Seething Akira, a five-piece electro punk act, were up next. Before they can even start, Kit Conrad (one of the vocalists) came around to shake the hand of everyone in the room, describing himself and the band as nice chaps from Portsmouth. This took place before he started running a couple of laps around the stage. Clearly, he has far too much energy to burn off! From the off they were very enjoyable, with Kit and co-vocalist Charlie Bowes taking their turns to deliver what would be easiest described as Rage Against the Machine meets the Prodigy.

There is an element of rawness to their music live that belies that they are actually quite polished at the same time, with both vocalists interchanging heavily. Charlie Bowes referred to Stu Radcliffe as drumming like a USB device, which drew a few smiles from the audience. While the turnout still isn't great, the band do their utmost to involve everyone there and make them feel part of it all, with Kit Conrad declaring that we should all get a house share with cats. I was almost sold on it myself until the mention of cats - if he'd mentioned dogs, I would have already picked up the keys to our wonderful new abode!
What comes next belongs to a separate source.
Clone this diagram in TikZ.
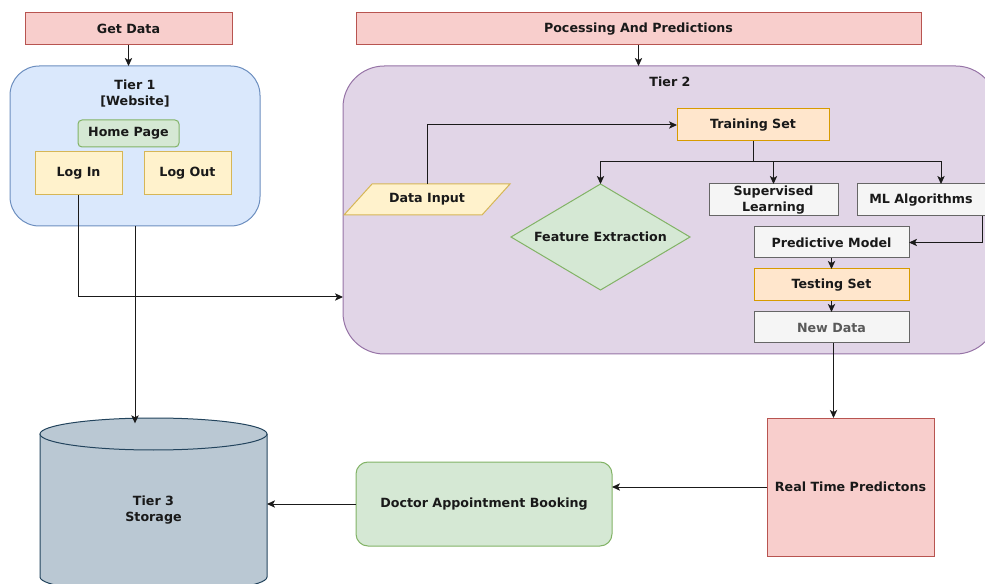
\documentclass[tikz,border=0pt]{standalone}
\usepackage{fontspec}
\setmainfont{DejaVu Sans}
\usetikzlibrary{arrows.meta,shapes.geometric}
\definecolor{redF}{HTML}{F8CECC}\definecolor{redD}{HTML}{B85450}
\definecolor{bluF}{HTML}{DAE8FC}\definecolor{bluD}{HTML}{6C8EBF}
\definecolor{grnF}{HTML}{D5E8D4}\definecolor{grnD}{HTML}{82B366}
\definecolor{yelF}{HTML}{FFF2CC}\definecolor{yelD}{HTML}{D6B656}
\definecolor{purF}{HTML}{E1D5E7}\definecolor{purD}{HTML}{9673A6}
\definecolor{orgF}{HTML}{FFE6CC}\definecolor{orgD}{HTML}{D79B00}
\definecolor{gryF}{HTML}{F5F5F5}\definecolor{gryD}{HTML}{666666}
\definecolor{stoF}{HTML}{BAC8D3}\definecolor{stoD}{HTML}{23445D}
\definecolor{lineC}{HTML}{1A1A1A}
\tikzset{
  sz/.style 2 args={minimum width=#1*0.75pt, minimum height=#2*0.75pt},
  every node/.style={inner sep=0pt, outer sep=0pt, font=\fontsize{9.5}{12}\selectfont\bfseries, align=center, text=black!90},
  redbox/.style={draw=redD, fill=redF, line width=0.75pt},
  blubox/.style={draw=bluD, fill=bluF, line width=0.75pt, rounded corners=22pt},
  grnbox/.style={draw=grnD, fill=grnF, line width=0.75pt, rounded corners=3pt},
  grnround/.style={draw=grnD, fill=grnF, line width=0.75pt, rounded corners=9pt},
  yelbox/.style={draw=yelD, fill=yelF, line width=0.75pt},
  purbox/.style={draw=purD, fill=purF, line width=0.75pt, rounded corners=31pt},
  orgbox/.style={draw=orgD, fill=orgF, line width=0.75pt},
  grybox/.style={draw=gryD, fill=gryF, line width=0.75pt},
  diam/.style={diamond, draw=grnD, fill=grnF, line width=0.75pt, aspect=1.69},
  arr/.style={draw=lineC, line width=0.75pt, -{Stealth[length=6pt,width=5.5pt,inset=1.5pt]}},
  ln/.style={draw=lineC, line width=0.75pt},
}
\begin{document}
\begin{tikzpicture}[x=0.75pt,y=-0.75pt]
\useasboundingbox (0,0) rectangle (985,584);
\clip (0,0) rectangle (985,584);
% headers
\node[redbox, sz={207}{32}] (get) at (128.5,29) {Get Data};
\node[redbox, sz={565}{32}] (proc) at (638.5,29) {Pocessing And Predictions};
% tier 1
\node[blubox, sz={250}{160}] (t1) at (135,146) {};
\node (t1lab) at (135,94) {Tier 1\\{[Website]}};
\node[grnbox, sz={101}{27}] (home) at (128.5,133.5) {Home Page};
\node[yelbox, sz={87}{43}] (login) at (78.5,173.5) {Log In};
\node[yelbox, sz={87}{43}] (logout) at (187.5,173.5) {Log Out};
% tier 2
\node[purbox, sz={654}{288}] (t2) at (670,210) {};
\node (t2lab) at (670,82) {Tier 2};
\node[orgbox, sz={152}{32}] (ts) at (753,125) {Training Set};
\draw[yelD, fill=yelF, line width=0.75pt] (344,215) -- (372,184) -- (510,184) -- (482,215) -- cycle;
\node[sz={110}{31}] (di) at (427,199.5) {Data Input};
\node[diam, sz={179}{106}] (fe) at (600.5,237) {Feature Extraction};
\node[grybox, sz={129}{32}] (sl) at (773.5,200) {Supervised\\Learning};
\node[grybox, sz={128}{32}] (ml) at (921,200) {ML Algorithms};
\node[grybox, sz={155}{31}] (pm) at (831.5,242.5) {Predictive Model};
\node[orgbox, sz={155}{32}] (tst) at (831.5,285) {Testing Set};
\node[grybox, sz={155}{31}, text=black!65] (nd) at (831.5,327.5) {New Data};
% bottom row
\node[redbox, sz={167}{138}] (rtp) at (850.5,487) {Real Time Predictons};
\node[grnround, sz={256}{84}] (dab) at (484,504) {Doctor Appointment Booking};
% storage cylinder
\fill[stoF] (40,434) rectangle (267,577);
\fill[stoF] (153.5,577) ellipse [x radius=113.5, y radius=16];
\draw[stoD, line width=0.75pt] (40,434) -- (40,577) arc[start angle=180, end angle=0, x radius=113.5, y radius=16] -- (267,434);
\draw[stoD, fill=stoF, line width=0.75pt] (153.5,434) ellipse [x radius=113.5, y radius=16];
\node[sz={227}{184}] (store) at (153.5,510) {Tier 3\\Storage};
% connectors
\draw[arr] (get.south) -- (get.south |- t1.north);
\draw[arr] (proc.south) -- (proc.south |- t2.north);
\draw[arr] (login.south) |- (t2.west |- 0,297);
\draw[arr] (t1.south) -- ([yshift=-4]t1.south |- store.north);
\draw[arr] (di.north) |- (ts.west);
\coordinate (split) at (ts.south |- 0,162);
\draw[ln] (ts.south) -- (split);
\draw[arr] (split) -| (fe.north);
\draw[arr] (split) -| (sl.north);
\draw[arr] (split) -| ([xshift=15]ml.north);
\draw[arr] ([xshift=-2]ml.south east) |- (pm.east);
\draw[arr] (pm.south) -- (tst.north);
\draw[arr] (tst.south) -- (nd.north);
\draw[arr] ([xshift=1.5]nd.south) -- ([xshift=1.5]nd.south |- rtp.north);
\draw[arr] (rtp.west) -- (rtp.west -| dab.east);
\draw[arr] (dab.west) -- (dab.west -| store.east);
\end{tikzpicture}
\end{document}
Seething Akira's set was fun as well as enjoyable, with both Kit Conrad and Charlie Bowes taking their turns between songs to speak with the crowd. I have no idea how Kit had the breath to breathe with the amount of running around he was doing, including joining in the hardcore pit to the last couple of songs. All in all, Seething Akira were absolutely brilliant!


The Unicorn has long been a dependable venue for live music where the sound has been rarely questioned, but tonight NESHIIMA fell victum to an almost total disaster when they accidently left their USB stick for most of their backing tracks and music effects back home in Glasgow. Luckily the band's guitar hero Ross Cloughley (with help of the the other support bands on the bill) managed to access them through the power of the cloud. Despite this hindrance, the quartet persevered and proficiently powered through an abundance of tracks from their Purple, Green and Orange EPs, with a couple of deep cuts thrown in for good measure.

Their energy never wavered throughout their entire show as they bounced around the venue, climbing on furniture and throwing in impromptu dabs whenever the mood saw fit. A particular highlight of Neshiima‘s set was when they unleashed the crushingly heavy "Caving In" to close off the set - it was the tightest I've ever heard this band play. The band's charismatic frontman Liam Hesslewood had the crowd in the palm of his hand for the entirety of their set with his soaring high notes and spine tingling screams, as well as his lyrical prowess whenever he decided to spit some bars.

If there's anything this set managed to do, it was leaving an emphatic statement that Neshiima are destined for bigger things. Their inviting blend of electronica, hip hop and bouncy metal is a formula for success and will appeal to a wide range of listeners. I hope that we get a proper full-length album in the near future!